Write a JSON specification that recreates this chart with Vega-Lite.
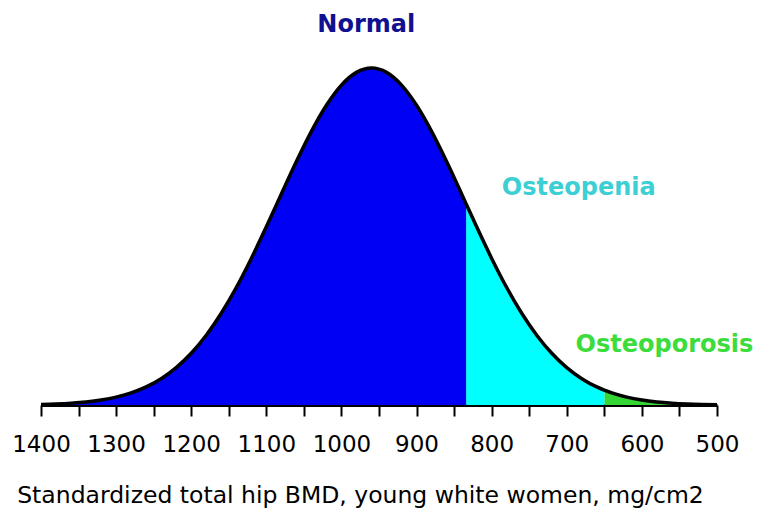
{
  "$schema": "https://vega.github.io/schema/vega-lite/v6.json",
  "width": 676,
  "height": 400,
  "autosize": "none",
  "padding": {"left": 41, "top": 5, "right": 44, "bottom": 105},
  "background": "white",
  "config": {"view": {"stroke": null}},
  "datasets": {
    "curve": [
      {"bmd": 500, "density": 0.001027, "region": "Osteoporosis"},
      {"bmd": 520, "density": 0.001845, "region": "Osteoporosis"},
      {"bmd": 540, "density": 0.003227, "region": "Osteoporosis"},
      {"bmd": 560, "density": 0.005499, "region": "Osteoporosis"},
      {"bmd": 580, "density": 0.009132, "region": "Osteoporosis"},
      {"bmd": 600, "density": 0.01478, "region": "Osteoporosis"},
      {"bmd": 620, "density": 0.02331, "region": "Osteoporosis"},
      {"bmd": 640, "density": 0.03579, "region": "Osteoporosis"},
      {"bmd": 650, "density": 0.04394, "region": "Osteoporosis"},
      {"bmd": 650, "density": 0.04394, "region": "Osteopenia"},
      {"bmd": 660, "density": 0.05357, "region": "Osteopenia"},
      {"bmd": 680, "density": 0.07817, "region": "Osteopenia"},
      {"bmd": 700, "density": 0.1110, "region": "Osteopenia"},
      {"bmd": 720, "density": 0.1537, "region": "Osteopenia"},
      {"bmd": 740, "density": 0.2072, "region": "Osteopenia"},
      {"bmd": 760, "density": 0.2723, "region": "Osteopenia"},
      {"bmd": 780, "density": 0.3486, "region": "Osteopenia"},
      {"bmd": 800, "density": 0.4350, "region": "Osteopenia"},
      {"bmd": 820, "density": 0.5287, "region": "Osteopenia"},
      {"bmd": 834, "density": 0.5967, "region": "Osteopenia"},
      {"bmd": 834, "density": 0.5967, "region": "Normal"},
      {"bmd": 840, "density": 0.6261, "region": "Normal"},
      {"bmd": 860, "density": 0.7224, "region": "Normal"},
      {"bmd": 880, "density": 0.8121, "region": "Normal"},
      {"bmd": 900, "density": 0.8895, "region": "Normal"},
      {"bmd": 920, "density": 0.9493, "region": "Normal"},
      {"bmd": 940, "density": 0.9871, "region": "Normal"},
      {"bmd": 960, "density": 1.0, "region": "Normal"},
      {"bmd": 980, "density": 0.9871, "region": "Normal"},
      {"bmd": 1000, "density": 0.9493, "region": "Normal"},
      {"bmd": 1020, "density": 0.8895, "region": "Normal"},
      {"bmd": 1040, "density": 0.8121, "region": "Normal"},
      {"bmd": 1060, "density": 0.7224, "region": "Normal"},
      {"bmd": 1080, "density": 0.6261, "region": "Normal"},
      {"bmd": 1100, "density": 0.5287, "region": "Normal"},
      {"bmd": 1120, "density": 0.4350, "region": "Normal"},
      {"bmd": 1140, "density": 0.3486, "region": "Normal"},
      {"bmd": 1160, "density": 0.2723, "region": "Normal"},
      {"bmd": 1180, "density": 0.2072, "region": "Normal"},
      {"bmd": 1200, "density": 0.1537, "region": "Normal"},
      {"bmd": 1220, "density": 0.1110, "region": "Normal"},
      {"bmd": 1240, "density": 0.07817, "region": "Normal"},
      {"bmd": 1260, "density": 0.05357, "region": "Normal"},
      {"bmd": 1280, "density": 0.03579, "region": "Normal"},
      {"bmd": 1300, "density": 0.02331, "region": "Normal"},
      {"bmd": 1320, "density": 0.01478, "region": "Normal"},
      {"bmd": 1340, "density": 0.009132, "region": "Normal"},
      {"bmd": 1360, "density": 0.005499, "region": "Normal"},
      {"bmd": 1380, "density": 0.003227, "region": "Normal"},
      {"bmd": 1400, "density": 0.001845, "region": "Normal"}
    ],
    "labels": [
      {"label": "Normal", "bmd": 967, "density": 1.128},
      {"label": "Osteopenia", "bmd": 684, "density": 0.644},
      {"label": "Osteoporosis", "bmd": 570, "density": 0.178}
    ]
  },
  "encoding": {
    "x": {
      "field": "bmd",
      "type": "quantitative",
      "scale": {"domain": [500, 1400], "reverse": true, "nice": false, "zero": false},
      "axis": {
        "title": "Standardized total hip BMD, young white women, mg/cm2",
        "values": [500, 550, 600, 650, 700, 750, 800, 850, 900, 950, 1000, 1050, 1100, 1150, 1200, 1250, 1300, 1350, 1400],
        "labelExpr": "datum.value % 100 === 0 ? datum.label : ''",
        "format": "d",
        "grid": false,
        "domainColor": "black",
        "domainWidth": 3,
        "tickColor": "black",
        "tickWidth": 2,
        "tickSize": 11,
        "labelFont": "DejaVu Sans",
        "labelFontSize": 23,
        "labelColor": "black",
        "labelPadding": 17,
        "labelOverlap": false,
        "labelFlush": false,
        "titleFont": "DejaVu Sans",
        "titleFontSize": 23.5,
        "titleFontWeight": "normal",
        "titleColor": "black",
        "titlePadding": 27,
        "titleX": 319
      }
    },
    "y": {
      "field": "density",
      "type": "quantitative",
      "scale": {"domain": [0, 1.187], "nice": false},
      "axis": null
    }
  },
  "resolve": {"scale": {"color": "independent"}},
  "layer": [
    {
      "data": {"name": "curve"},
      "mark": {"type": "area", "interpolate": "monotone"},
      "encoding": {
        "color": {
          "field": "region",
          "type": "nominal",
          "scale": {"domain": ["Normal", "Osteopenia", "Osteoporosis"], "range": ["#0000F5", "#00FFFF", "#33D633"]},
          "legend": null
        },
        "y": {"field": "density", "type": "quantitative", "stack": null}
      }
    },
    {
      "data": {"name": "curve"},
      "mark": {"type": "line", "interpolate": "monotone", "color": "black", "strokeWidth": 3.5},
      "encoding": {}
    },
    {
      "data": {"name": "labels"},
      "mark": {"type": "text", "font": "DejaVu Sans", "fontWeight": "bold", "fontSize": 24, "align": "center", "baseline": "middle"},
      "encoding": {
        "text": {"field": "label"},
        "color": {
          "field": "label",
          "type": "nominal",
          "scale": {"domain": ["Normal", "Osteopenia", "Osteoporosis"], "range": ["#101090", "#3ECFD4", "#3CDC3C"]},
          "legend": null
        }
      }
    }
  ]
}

*What you should do*: Send back the data above word for word, with the pictures left out.

*Response to this task*:
Write a JSON specification that recreates this chart with Vega-Lite.
{
  "$schema": "https://vega.github.io/schema/vega-lite/v6.json",
  "width": 676,
  "height": 400,
  "autosize": "none",
  "padding": {"left": 41, "top": 5, "right": 44, "bottom": 105},
  "background": "white",
  "config": {"view": {"stroke": null}},
  "datasets": {
    "curve": [
      {"bmd": 500, "density": 0.001027, "region": "Osteoporosis"},
      {"bmd": 520, "density": 0.001845, "region": "Osteoporosis"},
      {"bmd": 540, "density": 0.003227, "region": "Osteoporosis"},
      {"bmd": 560, "density": 0.005499, "region": "Osteoporosis"},
      {"bmd": 580, "density": 0.009132, "region": "Osteoporosis"},
      {"bmd": 600, "density": 0.01478, "region": "Osteoporosis"},
      {"bmd": 620, "density": 0.02331, "region": "Osteoporosis"},
      {"bmd": 640, "density": 0.03579, "region": "Osteoporosis"},
      {"bmd": 650, "density": 0.04394, "region": "Osteoporosis"},
      {"bmd": 650, "density": 0.04394, "region": "Osteopenia"},
      {"bmd": 660, "density": 0.05357, "region": "Osteopenia"},
      {"bmd": 680, "density": 0.07817, "region": "Osteopenia"},
      {"bmd": 700, "density": 0.1110, "region": "Osteopenia"},
      {"bmd": 720, "density": 0.1537, "region": "Osteopenia"},
      {"bmd": 740, "density": 0.2072, "region": "Osteopenia"},
      {"bmd": 760, "density": 0.2723, "region": "Osteopenia"},
      {"bmd": 780, "density": 0.3486, "region": "Osteopenia"},
      {"bmd": 800, "density": 0.4350, "region": "Osteopenia"},
      {"bmd": 820, "density": 0.5287, "region": "Osteopenia"},
      {"bmd": 834, "density": 0.5967, "region": "Osteopenia"},
      {"bmd": 834, "density": 0.5967, "region": "Normal"},
      {"bmd": 840, "density": 0.6261, "region": "Normal"},
      {"bmd": 860, "density": 0.7224, "region": "Normal"},
      {"bmd": 880, "density": 0.8121, "region": "Normal"},
      {"bmd": 900, "density": 0.8895, "region": "Normal"},
      {"bmd": 920, "density": 0.9493, "region": "Normal"},
      {"bmd": 940, "density": 0.9871, "region": "Normal"},
      {"bmd": 960, "density": 1.0, "region": "Normal"},
      {"bmd": 980, "density": 0.9871, "region": "Normal"},
      {"bmd": 1000, "density": 0.9493, "region": "Normal"},
      {"bmd": 1020, "density": 0.8895, "region": "Normal"},
      {"bmd": 1040, "density": 0.8121, "region": "Normal"},
      {"bmd": 1060, "density": 0.7224, "region": "Normal"},
      {"bmd": 1080, "density": 0.6261, "region": "Normal"},
      {"bmd": 1100, "density": 0.5287, "region": "Normal"},
      {"bmd": 1120, "density": 0.4350, "region": "Normal"},
      {"bmd": 1140, "density": 0.3486, "region": "Normal"},
      {"bmd": 1160, "density": 0.2723, "region": "Normal"},
      {"bmd": 1180, "density": 0.2072, "region": "Normal"},
      {"bmd": 1200, "density": 0.1537, "region": "Normal"},
      {"bmd": 1220, "density": 0.1110, "region": "Normal"},
      {"bmd": 1240, "density": 0.07817, "region": "Normal"},
      {"bmd": 1260, "density": 0.05357, "region": "Normal"},
      {"bmd": 1280, "density": 0.03579, "region": "Normal"},
      {"bmd": 1300, "density": 0.02331, "region": "Normal"},
      {"bmd": 1320, "density": 0.01478, "region": "Normal"},
      {"bmd": 1340, "density": 0.009132, "region": "Normal"},
      {"bmd": 1360, "density": 0.005499, "region": "Normal"},
      {"bmd": 1380, "density": 0.003227, "region": "Normal"},
      {"bmd": 1400, "density": 0.001845, "region": "Normal"}
    ],
    "labels": [
      {"label": "Normal", "bmd": 967, "density": 1.128},
      {"label": "Osteopenia", "bmd": 684, "density": 0.644},
      {"label": "Osteoporosis", "bmd": 570, "density": 0.178}
    ]
  },
  "encoding": {
    "x": {
      "field": "bmd",
      "type": "quantitative",
      "scale": {"domain": [500, 1400], "reverse": true, "nice": false, "zero": false},
      "axis": {
        "title": "Standardized total hip BMD, young white women, mg/cm2",
        "values": [500, 550, 600, 650, 700, 750, 800, 850, 900, 950, 1000, 1050, 1100, 1150, 1200, 1250, 1300, 1350, 1400],
        "labelExpr": "datum.value % 100 === 0 ? datum.label : ''",
        "format": "d",
        "grid": false,
        "domainColor": "black",
        "domainWidth": 3,
        "tickColor": "black",
        "tickWidth": 2,
        "tickSize": 11,
        "labelFont": "DejaVu Sans",
        "labelFontSize": 23,
        "labelColor": "black",
        "labelPadding": 17,
        "labelOverlap": false,
        "labelFlush": false,
        "titleFont": "DejaVu Sans",
        "titleFontSize": 23.5,
        "titleFontWeight": "normal",
        "titleColor": "black",
        "titlePadding": 27,
        "titleX": 319
      }
    },
    "y": {
      "field": "density",
      "type": "quantitative",
      "scale": {"domain": [0, 1.187], "nice": false},
      "axis": null
    }
  },
  "resolve": {"scale": {"color": "independent"}},
  "layer": [
    {
      "data": {"name": "curve"},
      "mark": {"type": "area", "interpolate": "monotone"},
      "encoding": {
        "color": {
          "field": "region",
          "type": "nominal",
          "scale": {"domain": ["Normal", "Osteopenia", "Osteoporosis"], "range": ["#0000F5", "#00FFFF", "#33D633"]},
          "legend": null
        },
        "y": {"field": "density", "type": "quantitative", "stack": null}
      }
    },
    {
      "data": {"name": "curve"},
      "mark": {"type": "line", "interpolate": "monotone", "color": "black", "strokeWidth": 3.5},
      "encoding": {}
    },
    {
      "data": {"name": "labels"},
      "mark": {"type": "text", "font": "DejaVu Sans", "fontWeight": "bold", "fontSize": 24, "align": "center", "baseline": "middle"},
      "encoding": {
        "text": {"field": "label"},
        "color": {
          "field": "label",
          "type": "nominal",
          "scale": {"domain": ["Normal", "Osteopenia", "Osteoporosis"], "range": ["#101090", "#3ECFD4", "#3CDC3C"]},
          "legend": null
        }
      }
    }
  ]
}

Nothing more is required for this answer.